A question from David Ray of Annandale, Va.:
A Jewish candidate has won one of Minnesota's U.S. Senate seats six elections in a row — Rudy Boschwitz (R) in 1978 and 1984, Paul Wellstone (D) in 1990 and 1996, Norm Coleman (R) in 2002, and Al Franken (D) in 2008. Is this the longest such streak of Jewish candidates winning one Senate seat since the direct election of senators?
Actually, two other states have had a six-in-a-row victory streak for Jewish candidates in one Senate seat.
New York started it with Herbert Lehman (D) in a special 1949 election. He was re-elected in 1950, and was succeeded in 1956 by Jacob Javits (R), who was re-elected in 1962, '68 and '74.
The other one is current, and it's held by one person. Michigan's Carl Levin (D) was first elected in 1978 and re-elected five times: in 1984, 1990, 1996, 2002 and 2008.

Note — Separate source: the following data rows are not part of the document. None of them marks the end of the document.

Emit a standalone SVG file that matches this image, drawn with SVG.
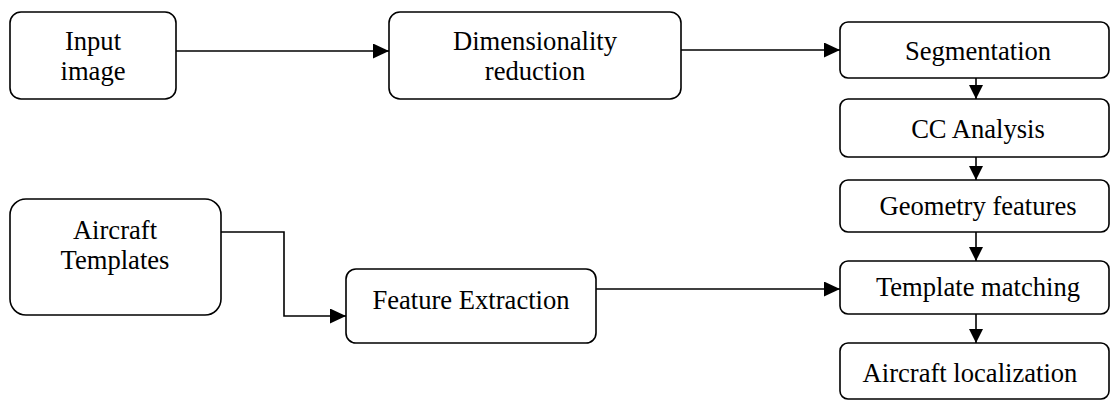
<svg xmlns="http://www.w3.org/2000/svg" width="1110" height="401" viewBox="0 0 1110 401">
<style>
.box{fill:#fff;stroke:#000;stroke-width:1.6}
.lbl{font-family:"Liberation Serif","Times New Roman",serif;font-size:26.6px;fill:#000;text-anchor:middle}
.con{fill:none;stroke:#000;stroke-width:1.6}
</style>
<defs>
<marker id="ah" markerUnits="userSpaceOnUse" markerWidth="16" markerHeight="16" refX="16" refY="7.5" orient="auto">
<path d="M0,0 L16,7.5 L0,15 Z" fill="#000"/>
</marker>
<marker id="ahs" markerUnits="userSpaceOnUse" markerWidth="14" markerHeight="14" refX="14" refY="7" orient="auto">
<path d="M0,0 L14,7 L0,14 Z" fill="#000"/>
</marker>
</defs>
<g id="connectors">
<path class="con" d="M176,51 H389" marker-end="url(#ah)"/>
<path class="con" d="M681,50 H840" marker-end="url(#ah)"/>
<path class="con" d="M976,78 V99" marker-end="url(#ahs)"/>
<path class="con" d="M976,157 V180" marker-end="url(#ahs)"/>
<path class="con" d="M976,232 V261" marker-end="url(#ahs)"/>
<path class="con" d="M976,314 V343" marker-end="url(#ahs)"/>
<path class="con" d="M221,232 H284 V316 H346" marker-end="url(#ah)"/>
<path class="con" d="M596,289 H840" marker-end="url(#ah)"/>
</g>
<g id="input-image">
<rect class="box" x="10" y="12" width="166" height="87" rx="11"/>
<text class="lbl" x="93" y="50">Input</text>
<text class="lbl" x="93" y="80">image</text>
</g>
<g id="dimensionality-reduction">
<rect class="box" x="389" y="12" width="292" height="87" rx="11"/>
<text class="lbl" x="535" y="50">Dimensionality</text>
<text class="lbl" x="535" y="80">reduction</text>
</g>
<g id="segmentation">
<rect class="box" x="840" y="22" width="269" height="56" rx="8"/>
<text class="lbl" x="978" y="60">Segmentation</text>
</g>
<g id="cc-analysis">
<rect class="box" x="840" y="99" width="269" height="58" rx="8"/>
<text class="lbl" x="978" y="138">CC Analysis</text>
</g>
<g id="geometry-features">
<rect class="box" x="840" y="180" width="269" height="52" rx="8"/>
<text class="lbl" x="978" y="215">Geometry features</text>
</g>
<g id="template-matching">
<rect class="box" x="840" y="261" width="269" height="53" rx="8"/>
<text class="lbl" x="978" y="296">Template matching</text>
</g>
<g id="aircraft-localization">
<rect class="box" x="840" y="343" width="269" height="56" rx="8"/>
<text class="lbl" x="970" y="382">Aircraft localization</text>
</g>
<g id="aircraft-templates">
<rect class="box" x="10" y="199" width="211" height="116" rx="16"/>
<text class="lbl" x="115" y="239">Aircraft</text>
<text class="lbl" x="115" y="269">Templates</text>
</g>
<g id="feature-extraction">
<rect class="box" x="346" y="269" width="250" height="74" rx="10"/>
<text class="lbl" x="471" y="309">Feature Extraction</text>
</g>
</svg>
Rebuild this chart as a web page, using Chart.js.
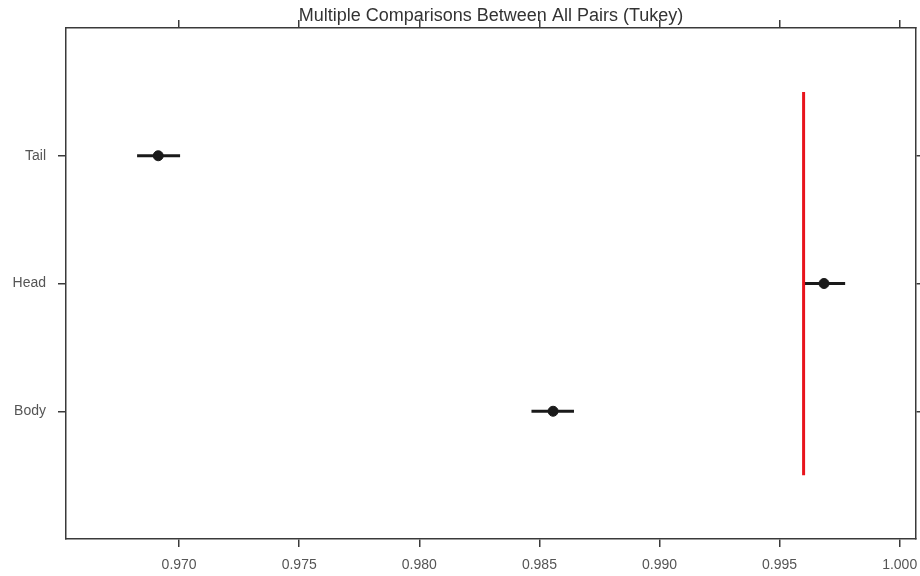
<!DOCTYPE html>
<html lang="en">
<head>
    <meta charset="UTF-8">
    <title>Tukey comparisons</title>
    <script src="https://cdn.jsdelivr.net/npm/chart.js@4.4.1/dist/chart.umd.min.js"></script>
    <style>
        body { margin: 0; background: #fff; }
    </style>
</head>
<body>
    <canvas id="tukeyChart" width="920" height="576"></canvas>
    <script>
        // values
        const groups = ['Body', 'Head', 'Tail'];
        const estimate = [0.98557, 0.99685, 0.96913];
        const lower = [0.98467, 0.99605, 0.96825];
        const upper = [0.98644, 0.99773, 0.97004];
        const refValue = 0.996;
        const refSpan = [0.5, 3.5];
        const xTicks = [0.970, 0.975, 0.980, 0.985, 0.990, 0.995, 1.000];
        const groupPos = [1, 2, 3];

        const font = { family: '"Liberation Sans", Arial, sans-serif', size: 14 };
        const axisColor = '#3a3a3a';

        // one little line per interval
        const barSets = groups.map((g, i) => ({
            label: g,
            data: [{ x: lower[i], y: groupPos[i] }, { x: upper[i], y: groupPos[i] }],
            showLine: true,
            borderColor: '#1a1a1a',
            borderWidth: 3,
            pointRadius: 0
        }));

        const xScale = (pos, showLabels) => ({
            type: 'linear',
            position: pos,
            min: 0.96529,
            max: 1.00068,
            afterBuildTicks: s => { s.ticks = xTicks.map(v => ({ value: v })); },
            afterFit: s => {
                s.height = pos === 'bottom' ? 37 : 1.4;
                s.paddingLeft = 0;
                s.paddingRight = 0;
            },
            ticks: {
                display: showLabels,
                font: font,
                color: '#555',
                padding: 10,
                maxRotation: 0,
                callback: v => v.toFixed(3)
            },
            grid: { drawOnChartArea: false, tickLength: 8, color: axisColor, lineWidth: 1.5 },
            border: { color: axisColor, width: 1.5 }
        });

        const yScale = (pos, showLabels) => ({
            type: 'linear',
            position: pos,
            min: 0,
            max: 4,
            afterBuildTicks: s => { s.ticks = groupPos.map(v => ({ value: v })); },
            afterFit: s => {
                s.width = pos === 'left' ? 66 : 4;
                s.paddingTop = 0;
                s.paddingBottom = 0;
            },
            ticks: {
                display: showLabels,
                font: font,
                color: '#555',
                padding: 12,
                callback: v => groups[groupPos.indexOf(v)]
            },
            grid: { drawOnChartArea: false, tickLength: 8, color: axisColor, lineWidth: 1.5 },
            border: { color: axisColor, width: 1.5 }
        });

        var ctx = document.getElementById('tukeyChart').getContext('2d');
        var myChart = new Chart(ctx, {
            type: 'scatter',
            data: {
                datasets: [
                    {
                        label: 'reference',
                        data: [{ x: refValue, y: refSpan[0] }, { x: refValue, y: refSpan[1] }],
                        showLine: true,
                        borderColor: '#e8141c',
                        borderWidth: 3,
                        pointRadius: 0
                    },
                    ...barSets,
                    {
                        label: 'estimate',
                        data: groups.map((g, i) => ({ x: estimate[i], y: groupPos[i] })),
                        backgroundColor: '#1a1a1a',
                        borderColor: '#1a1a1a',
                        pointRadius: 5
                    }
                ]
            },
            options: {
                responsive: false,
                animation: false,
                layout: { padding: 0, autoPadding: false },
                plugins: {
                    legend: { display: false },
                    tooltip: { enabled: false },
                    title: {
                        display: true,
                        fullSize: false,
                        text: 'Multiple Comparisons Between All Pairs (Tukey)',
                        font: { family: font.family, size: 18, weight: 'normal' },
                        color: '#333',
                        padding: { top: 5, bottom: 0 }
                    }
                },
                scales: {
                    x: xScale('bottom', true),
                    x2: xScale('top', false),
                    y: yScale('left', true),
                    y2: yScale('right', false)
                }
            }
        });
    </script>
</body>
</html>
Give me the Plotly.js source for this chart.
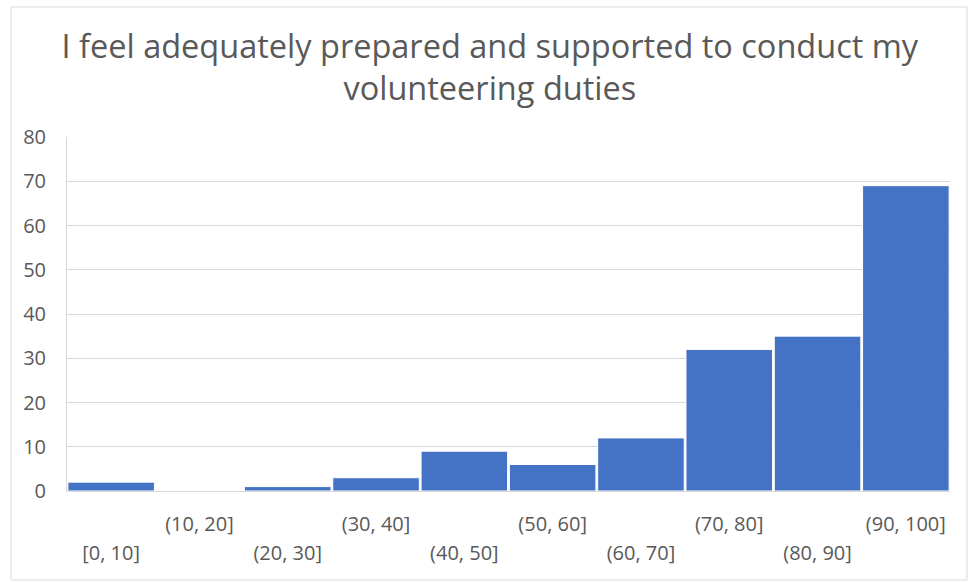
<!DOCTYPE html>
<html>
<head>
<meta charset="utf-8">
<script src="https://cdn.plot.ly/plotly-3.0.1.min.js"></script>
<style>html,body{margin:0;padding:0;background:#fff;}#chart{width:970px;height:582px;}</style>
</head>
<body>
<div id="chart"></div>
<script>
const titleText = "I feel adequately prepared and supported to conduct my<br>volunteering duties";
const categories = ["[0, 10]", "(10, 20]", "(20, 30]", "(30, 40]", "(40, 50]", "(50, 60]", "(60, 70]", "(70, 80]", "(80, 90]", "(90, 100]"];
const counts = [2, 0, 1, 3, 9, 6, 12, 32, 35, 69];
const yTicks = [0, 10, 20, 30, 40, 50, 60, 70, 80];

const positions = categories.map((c, i) => i);
const upperText = categories.map((c, i) => (i % 2 === 1 ? c : ""));
const lowerText = categories.map((c, i) => (i % 2 === 0 ? c : ""));

const textColor = "#595959";
const gridColor = "#d9d9d9";
const fontFamily = "'Open Sans', 'Noto Sans', sans-serif";

const trace = {
  type: "bar",
  x: positions,
  y: counts,
  marker: { color: "#4472C4", line: { color: "#ffffff", width: 1 } },
  hoverinfo: "skip"
};

const layout = {
  width: 970,
  height: 582,
  paper_bgcolor: "#ffffff",
  plot_bgcolor: "#ffffff",
  margin: { l: 67, r: 20, t: 137, b: 91 },
  bargap: 0.02,
  showlegend: false,
  font: { family: fontFamily, color: textColor, size: 20 },
  title: {
    text: titleText,
    x: 0.505,
    xref: "container",
    xanchor: "center",
    y: 0.9,
    yref: "container",
    yanchor: "middle",
    font: { family: fontFamily, size: 32.5, color: textColor }
  },
  xaxis: {
    range: [-0.5, categories.length - 0.5],
    tickmode: "array",
    tickvals: positions,
    ticktext: upperText,
    ticks: "",
    showgrid: false,
    zeroline: false,
    showline: true,
    linecolor: gridColor,
    linewidth: 1,
    ticklabelstandoff: 15,
    tickfont: { family: fontFamily, size: 20, color: textColor },
    fixedrange: true
  },
  xaxis2: {
    matches: "x",
    overlaying: "x",
    anchor: "y",
    side: "bottom",
    tickmode: "array",
    tickvals: positions,
    ticktext: lowerText,
    ticks: "",
    showgrid: false,
    zeroline: false,
    showline: false,
    ticklabelstandoff: 48,
    tickfont: { family: fontFamily, size: 20, color: textColor }
  },
  yaxis: {
    range: [0, 80],
    tickmode: "array",
    tickvals: yTicks,
    ticks: "",
    showgrid: true,
    gridcolor: gridColor,
    gridwidth: 1,
    zeroline: false,
    showline: true,
    linecolor: gridColor,
    ticklabelstandoff: 16,
    tickfont: { family: fontFamily, size: 20, color: textColor },
    fixedrange: true
  },
  shapes: [{
    type: "rect",
    xref: "paper", yref: "paper",
    x0: -56 / 883, x1: 1 + 17 / 883,
    y0: -89 / 354, y1: 1 + 130 / 354,
    line: { color: gridColor, width: 1 },
    fillcolor: "rgba(0,0,0,0)",
    layer: "below"
  }]
};

const ghost = {
  type: "scatter",
  x: positions,
  y: counts,
  xaxis: "x2",
  mode: "markers",
  marker: { opacity: 0 },
  hoverinfo: "skip"
};

Plotly.newPlot("chart", [trace, ghost], layout, { displayModeBar: false, staticPlot: true });
</script>
</body>
</html>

What's most interesting about Minnesota sharing the record is that in three of these races — 1990 and '96 (Wellstone vs. Boschwitz) and 2008 (Franken vs. Coleman), Jewish candidates ran against each other. Not bad for a state whose total Jewish population is 46,685 out of 5,132,799 — 0.9 percent. (The national average is 2.2 percent.)